- _GOAL OF THE EXERCISE_: In this exercise, return the whole listing exactly, excluding any images.

-- START MATERIAL PROVIDED --

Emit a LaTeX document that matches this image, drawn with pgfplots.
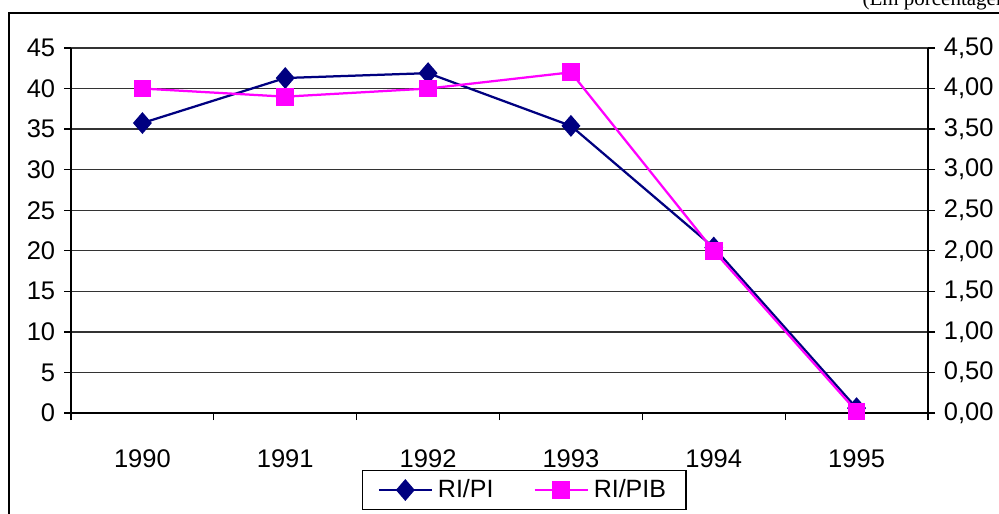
\documentclass[border=0pt]{standalone}
\usepackage{pgfplots}
\pgfplotsset{compat=1.18}
\usepackage{fontspec}
\setmainfont{Liberation Sans}
\newfontfamily\seriffont{Liberation Serif}
\definecolor{navyc}{RGB}{0,0,128}
\definecolor{magc}{RGB}{255,0,255}
\begin{document}
\begin{tikzpicture}[x=0.4pt,y=0.4pt]
\path[use as bounding box, clip] (0,0) rectangle (999,513);
\draw[line width=0.7pt] (9,-20) rectangle (1030,500);
\node[anchor=base west, inner sep=0pt, font=\seriffont\fontsize{8.4}{10}\selectfont] at (862,507) {(Em porcentagem)};
\pgfplotsset{
  common/.style={
    scale only axis, width=342.8pt, height=146pt,
    at={(28.4pt,40pt)}, anchor=south west,
    xmin=0.5, xmax=6.5,
    tick align=outside, major tick length=2.8pt,
    tick style={black, line width=0.5pt},
    axis line style={black, line width=0.5pt},
    /pgf/number format/assume math mode=true,
    ticklabel style={font=\fontsize{10.2}{12}\selectfont},
  }
}
\begin{axis}[common,
  ymin=0, ymax=45,
  axis x line*=bottom, axis y line*=left,
  ytick={0,5,...,45},
  ymajorgrids, grid style={black!80, line width=0.5pt},
  xtick={0.5,1.5,...,6.5}, xticklabels={},
  extra x ticks={1,2,3,4,5,6},
  extra x tick labels={1990,1991,1992,1993,1994,1995},
  extra x tick style={major tick length=0pt, grid=none, xticklabel style={yshift=-11pt}},
  legend style={at={(0.529,-0.211)}, anchor=center, legend columns=2,
    draw=black, line width=0.5pt, font=\fontsize{10}{12}\selectfont,
    inner xsep=6pt, inner ysep=1.5pt,
    /tikz/every even column/.append style={column sep=14pt}},
  legend image code/.code={\draw[mark repeat=2,mark phase=2] plot coordinates {(0pt,0pt) (10.6pt,0pt) (21.2pt,0pt)};},
]
\addplot[navyc, line width=0.9pt, mark=diamond*, mark size=3.7pt, mark options={solid, fill=navyc, xscale=1.15}]
  coordinates {(1,35.75) (2,41.3) (3,41.9) (4,35.4) (5,20.4) (6,0.6)};
\addlegendentry{RI/PI}
\addlegendimage{magc, line width=0.9pt, mark=square*, mark size=3.1pt, mark options={solid, fill=magc}}
\addlegendentry{RI/PIB}
\end{axis}
\begin{axis}[common,
  ymin=0, ymax=4.5,
  axis y line*=right, axis x line=none,
  ytick={0,0.5,...,4.5},
  yticklabel style={/pgf/number format/.cd, fixed, fixed zerofill, precision=2, use comma},
]
\addplot[magc, line width=0.9pt, mark=square*, mark size=3.1pt, mark options={solid, fill=magc}]
  coordinates {(1,4.0) (2,3.9) (3,4.0) (4,4.2) (5,2.0) (6,0.02)};
\end{axis}
\end{tikzpicture}
\end{document}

-- END MATERIAL PROVIDED --

- _OUTPUT OF THE EXERCISE_:
Emit a LaTeX document that matches this image, drawn with pgfplots.
\documentclass[border=0pt]{standalone}
\usepackage{pgfplots}
\pgfplotsset{compat=1.18}
\usepackage{fontspec}
\setmainfont{Liberation Sans}
\newfontfamily\seriffont{Liberation Serif}
\definecolor{navyc}{RGB}{0,0,128}
\definecolor{magc}{RGB}{255,0,255}
\begin{document}
\begin{tikzpicture}[x=0.4pt,y=0.4pt]
\path[use as bounding box, clip] (0,0) rectangle (999,513);
\draw[line width=0.7pt] (9,-20) rectangle (1030,500);
\node[anchor=base west, inner sep=0pt, font=\seriffont\fontsize{8.4}{10}\selectfont] at (862,507) {(Em porcentagem)};
\pgfplotsset{
  common/.style={
    scale only axis, width=342.8pt, height=146pt,
    at={(28.4pt,40pt)}, anchor=south west,
    xmin=0.5, xmax=6.5,
    tick align=outside, major tick length=2.8pt,
    tick style={black, line width=0.5pt},
    axis line style={black, line width=0.5pt},
    /pgf/number format/assume math mode=true,
    ticklabel style={font=\fontsize{10.2}{12}\selectfont},
  }
}
\begin{axis}[common,
  ymin=0, ymax=45,
  axis x line*=bottom, axis y line*=left,
  ytick={0,5,...,45},
  ymajorgrids, grid style={black!80, line width=0.5pt},
  xtick={0.5,1.5,...,6.5}, xticklabels={},
  extra x ticks={1,2,3,4,5,6},
  extra x tick labels={1990,1991,1992,1993,1994,1995},
  extra x tick style={major tick length=0pt, grid=none, xticklabel style={yshift=-11pt}},
  legend style={at={(0.529,-0.211)}, anchor=center, legend columns=2,
    draw=black, line width=0.5pt, font=\fontsize{10}{12}\selectfont,
    inner xsep=6pt, inner ysep=1.5pt,
    /tikz/every even column/.append style={column sep=14pt}},
  legend image code/.code={\draw[mark repeat=2,mark phase=2] plot coordinates {(0pt,0pt) (10.6pt,0pt) (21.2pt,0pt)};},
]
\addplot[navyc, line width=0.9pt, mark=diamond*, mark size=3.7pt, mark options={solid, fill=navyc, xscale=1.15}]
  coordinates {(1,35.75) (2,41.3) (3,41.9) (4,35.4) (5,20.4) (6,0.6)};
\addlegendentry{RI/PI}
\addlegendimage{magc, line width=0.9pt, mark=square*, mark size=3.1pt, mark options={solid, fill=magc}}
\addlegendentry{RI/PIB}
\end{axis}
\begin{axis}[common,
  ymin=0, ymax=4.5,
  axis y line*=right, axis x line=none,
  ytick={0,0.5,...,4.5},
  yticklabel style={/pgf/number format/.cd, fixed, fixed zerofill, precision=2, use comma},
]
\addplot[magc, line width=0.9pt, mark=square*, mark size=3.1pt, mark options={solid, fill=magc}]
  coordinates {(1,4.0) (2,3.9) (3,4.0) (4,4.2) (5,2.0) (6,0.02)};
\end{axis}
\end{tikzpicture}
\end{document}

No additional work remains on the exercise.